In a 2-cup measuring cup (or medium bowl) whisk together the milk, egg, melted butter and cooled tangzhong until well combined.
Pour the milk mixture over the flour mixture and with the mixer on low speed, knead together using the dough hook (or by hand or bread machine) until a dough forms. The dough will be very sticky when mixing begins, but resist the urge to add more flour; the dough will absorb the excess moisture and come together nicely as the mixing progresses.
Increase the speed to medium low and continue kneading until a smooth, elastic dough forms and is no longer sticky; 15 to 20 minutes. Set the timer! (It takes me exactly 20 minutes until its not sticky enough to handle) At this point, the dough should feel tacky (slightly sticky but not messy) and should easily come together in a taut ball when handled with lightly oiled hands. If this is not the case, then knead in a little more flour, one tablespoon at a time. A good indication of telling when the dough is ready, is being able to stretch between your hands into a thin film without it breaking right away. When it starts tearing, it will tear in a circular fashion.
Using lightly oiled hands, shape the dough into a ball, and transfer to a lightly greased large bowl. Cover tightly with plastic wrap and allow to rise in a warm place, until almost doubled in volume, 60 to 90 minutes.
Turn out the dough onto a work surface (you shouldn’t need to dust it with flour). Pat the dough gently into an 8-inch square of even thickness. Using a bench knife or chef’s knife, cut the dough into 9 pieces (3 rows by 3 rows). Separate pieces and cover loosely with plastic.
Spray (or grease) an 8 or 9-inch square pan with non-stick cooking spray. Working with 1 piece of dough at a time and keeping remaining pieces covered, form dough pieces into smooth, taut rounds. To round, set piece of dough on unfloured work surface. Loosely cup hand around dough and, without applying pressure to dough, move hand in small circular motions. Place the rolls into the prepared pan. Cover the pan loosely with plastic wrap and allow the rolls to rise for 40 to 50 minutes, until puffy. In the last 10 minutes of rising, preheat the oven to 350°F/180°C. If you want to ensure browned bottoms on your rolls, place a pizza stone or baking sheet in the oven to heat.

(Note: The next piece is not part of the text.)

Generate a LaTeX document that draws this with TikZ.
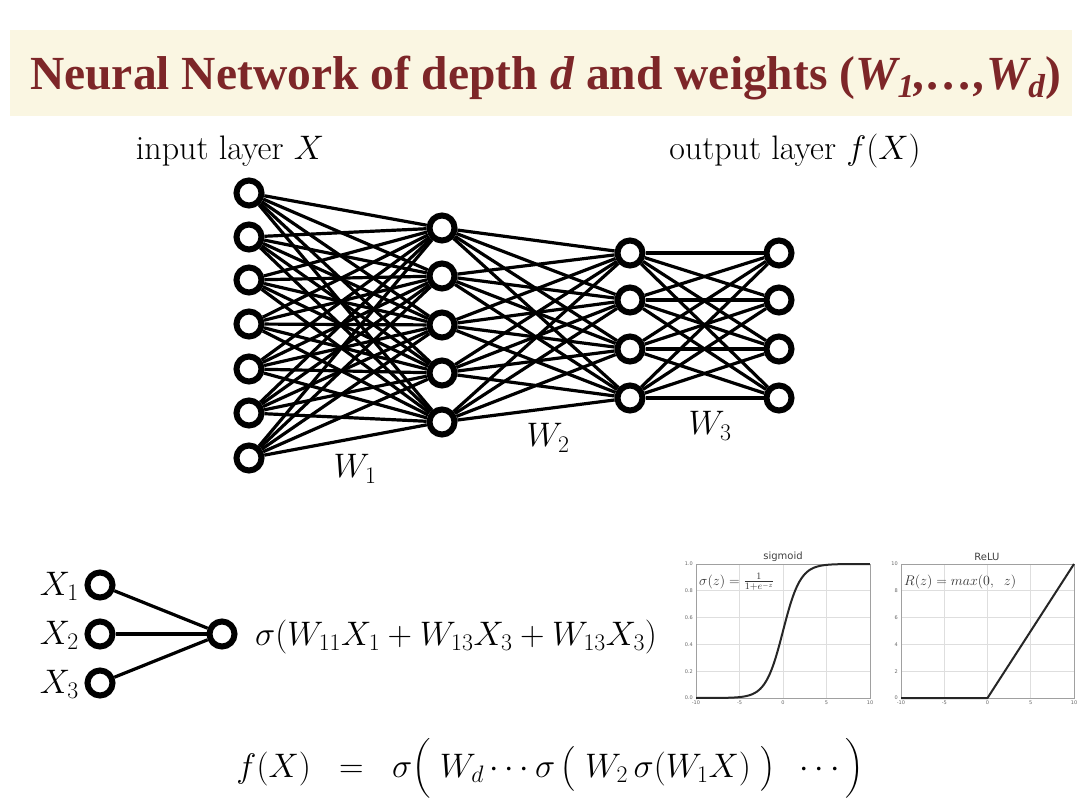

Prepare egg wash by whisking together the egg and heavy cream. When ready to bake, remove the plastic wrap from the pan, then gently brush the rolls with the egg wash. Bake the rolls (on top of the pizza stone/baking sheet, if using) for 20 to 25 minutes, until golden brown on top; a digital thermometer inserted into the center of the middle roll should register at least 190°F. (If the rolls tops are browning too quickly, loosely place a piece of foil on top of the rolls to prevent further browning).
Remove the rolls from the oven, then immediately brush with the 1/2 tablespoon melted butter. Allow them to cool in the pan for 10 minutes, then gently flip them onto a large plate then onto a wire rack. Serve warm or at room temperature with anything you please or slather with honey butter (recipe below). Store leftovers in an airtight container or freeze in freezer bags.
To make the whipped honey butter (if using):
Add the butter, honey and cinnamon in a bowl and whip with the whisk attachment of an electric mixer until light and fluffy; 3 to 5 minutes.
Serve at room temperature but store in airtight container in the fridge.